I was thinking about new stuff brexit and pandemic related but these are all good reminders thanks.  In all the tests and certificates it would be easy to forget something basic and important.


----------



## GMJ (Jul 11, 2021)

REC said:


> Health insurance? Thought green card was no longer needed, but could be mistaken.



Yes definitely still needed but doesn't have to be green anymore. 

Its IDP's that aren't needed now (unless you have a n old paper licence or have a licence issued in the Channel islands or IOM.


----------



## myvanwy (Jul 11, 2021)

Incase of breakdown, puncture etc, in Spain you can use a flashing yellow beacon instead of warning triangle.  Oh, and watch out for the new speed limits.


----------



## trevskoda (Jul 11, 2021)

Think I will just stay at home.


----------



## trevskoda (Jul 11, 2021)

Edina said:


> Spare glasses if you need them for driving


That clever, I use mine for reading.


----------



## mark61 (Jul 11, 2021)

Beam convertors.
Depending where you are going, clean air stickers.


----------



## jacquigem (Jul 11, 2021)

There are some new stickers in France for ,I think, vehicles over 3.5 ton.
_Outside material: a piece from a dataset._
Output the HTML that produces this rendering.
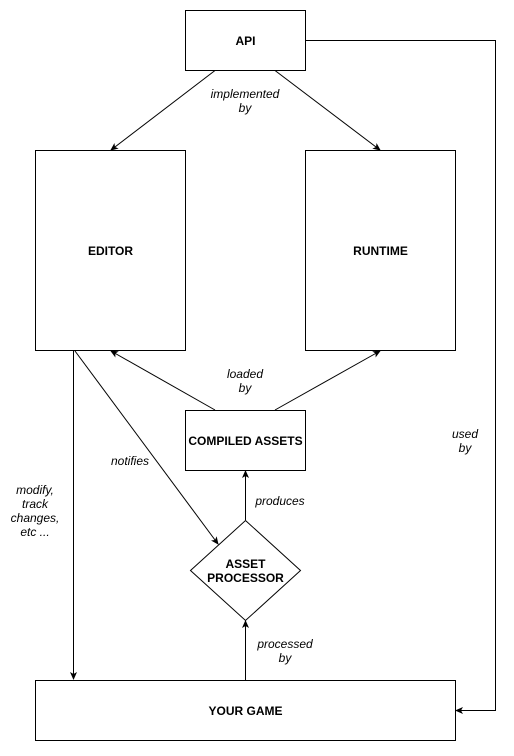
<!DOCTYPE html>
<html><head><meta charset="utf-8"><style>html,body{margin:0;padding:0;background:#fff}</style></head>
<body>
<svg width="514" height="751" xmlns="http://www.w3.org/2000/svg" font-family="Liberation Sans, sans-serif">
<defs>
<marker id="a" markerWidth="8" markerHeight="8" refX="7" refY="4" orient="auto" markerUnits="userSpaceOnUse">
<path d="M0,0.5 L8,4 L0,7.5 L2,4 Z" fill="#000"/>
</marker>
</defs>
<rect width="514" height="751" fill="#fff"/>
<g fill="#fff" stroke="#000" stroke-width="1">
<rect x="185.5" y="10.5" width="120" height="60"/>
<rect x="35.5" y="150.5" width="150" height="200"/>
<rect x="305.5" y="150.5" width="150" height="200"/>
<rect x="185.5" y="410.5" width="120" height="60"/>
<path d="M245.5,520.5 L300.5,570.5 L245.5,620.5 L190.5,570.5 Z"/>
<rect x="35.5" y="680.5" width="420" height="60"/>
</g>
<g stroke="#000" stroke-width="1" fill="none" marker-end="url(#a)">
<line x1="215" y1="70.5" x2="111" y2="150"/>
<line x1="275" y1="70.5" x2="380" y2="150"/>
<polyline points="305.5,40.5 495.5,40.5 495.5,710.5 456,710.5"/>
<line x1="215" y1="410" x2="111" y2="351"/>
<line x1="275" y1="410" x2="380" y2="351"/>
<line x1="73.5" y1="350.5" x2="73.5" y2="679"/>
<line x1="75" y1="351" x2="218" y2="544"/>
<line x1="245.5" y1="520" x2="245.5" y2="471"/>
<line x1="245.5" y1="680" x2="245.5" y2="621"/>
</g>
<g font-size="12" font-weight="bold" text-anchor="middle">
<text x="245.5" y="45">API</text>
<text x="110.5" y="255">EDITOR</text>
<text x="380.5" y="255">RUNTIME</text>
<text x="245.5" y="445">COMPILED ASSETS</text>
<text x="245.5" y="568">ASSET</text>
<text x="245.5" y="582">PROCESSOR</text>
<text x="245.5" y="715">YOUR GAME</text>
</g>
<g font-size="12" font-style="italic" text-anchor="middle">
<text x="245" y="98">implemented</text>
<text x="245" y="112">by</text>
<text x="245" y="378">loaded</text>
<text x="245" y="392">by</text>
<text x="465" y="438">used</text>
<text x="465" y="452">by</text>
<text x="130" y="465">notifies</text>
<text x="280" y="505">produces</text>
<text x="35" y="494">modify,</text>
<text x="35" y="508">track</text>
<text x="35" y="522">changes,</text>
<text x="35" y="536">etc ...</text>
<text x="285" y="648">processed</text>
<text x="285" y="662">by</text>
</g>
</svg>
</body></html>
Argeles Morts or maybe blind spot stickers. May not be legal requirement till next year ? Not sure . Seen vans with them on so put some on ours


----------



## Canalsman (Jul 11, 2021)

You do not require a Green Card now.

The requirement has been dropped.









						UK drivers will no longer need insurance ‘green card’ in EU
					

Brexit requirement to be dropped for UK-registered vehicles, including those from Northern Ireland




					www.theguardian.com


----------



## Canalsman (Jul 11, 2021)

jacquigem said:


> There are some new stickers in France for ,I think, vehicles over 3.5 ton. Argeles Morts or maybe blind spot stickers. May not be legal requirement till next year ? Not sure . Seen vans with them on so put some on ours







__





						Angles Morts stickers
					

This is a posting from Caravan Salon Düsseldorf's Facebook page, does any member have any information about these ANGLES MORTS? For those who want to go to France: The expert organization K ÜS points out that since this year all vehicles over 3,5 tonnes with warnings ′′ dead...




					www.caravanclub.co.uk


----------



## Windy6 (Jul 11, 2021)

suneye said:


> Have my digital covid pass and paper one ordered!  Ordered my new uk stickers for number plate and van.  Taken out all meat and dairy products.  Passport renewed.  What else?  anyone travelled in the EU in the last month or so?  What was your experience?


Can we not take dairy and meat in to France now?


----------



## REC (Jul 11, 2021)

Windy6 said:


> Can we not take dairy and meat in to France now?


Quite extensive threads on this elsewhere but no. Brexit means third country rules apply on entering the EU.


----------